自分で書きながら不思議じゃ! まあ、書いてしまったものは仕方ないとして(笑)。
それよりも、最初の方のページでカイルのことを「兄上」って呼んでいるシーンが
ありましたよね。私は次のページをめくる前、ウルヒがカイルのことを「兄上」と
呼んだのだと思い、耳の穴から薔薇が飛び出るほどびっくりしました。
次のページをめくって「兄上」と呼んだのはジュダだと判明したのですが、
私は一瞬のうちにこんなことを思いました。

『えっ? 兄上ってどういうこと! カイルはウルヒの兄? 
じゃあ、カイルとウルヒはシュッピルリウマ王を父とする腹違いの兄弟なのかしら? 
それともカイルの母さんヒンティ皇妃が浮気してできた隠し子!? 
それはすごい展開だ!』

ホントに、1秒くらいの間にこれだけのことを思いました。でも兄上って呼んだのは
ジュダだったんだもの。
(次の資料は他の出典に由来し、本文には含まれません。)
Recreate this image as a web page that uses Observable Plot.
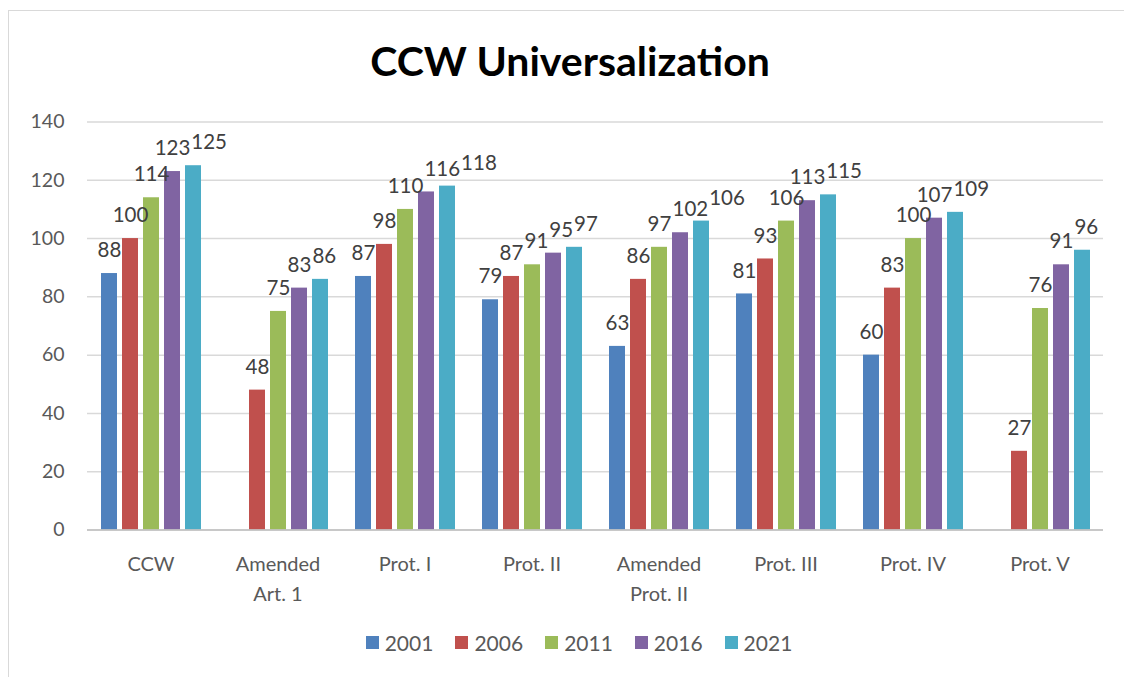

「えー、なんか拍子抜けー。ぶつぶつ」心の中で呟きました。
バカですね、私。

それともう一つ!
イルがウルヒに会ったかとジュダに聞いたときのジュダのお答え。
『ウガリットにいく前夜、寝所で会ったよ』
寝所、寝所、寝所……。それって……、どういうこと? うふふ♪
とアホなことを思ったのも私だけ?


じゃ、今回の続きパロはこのへんで。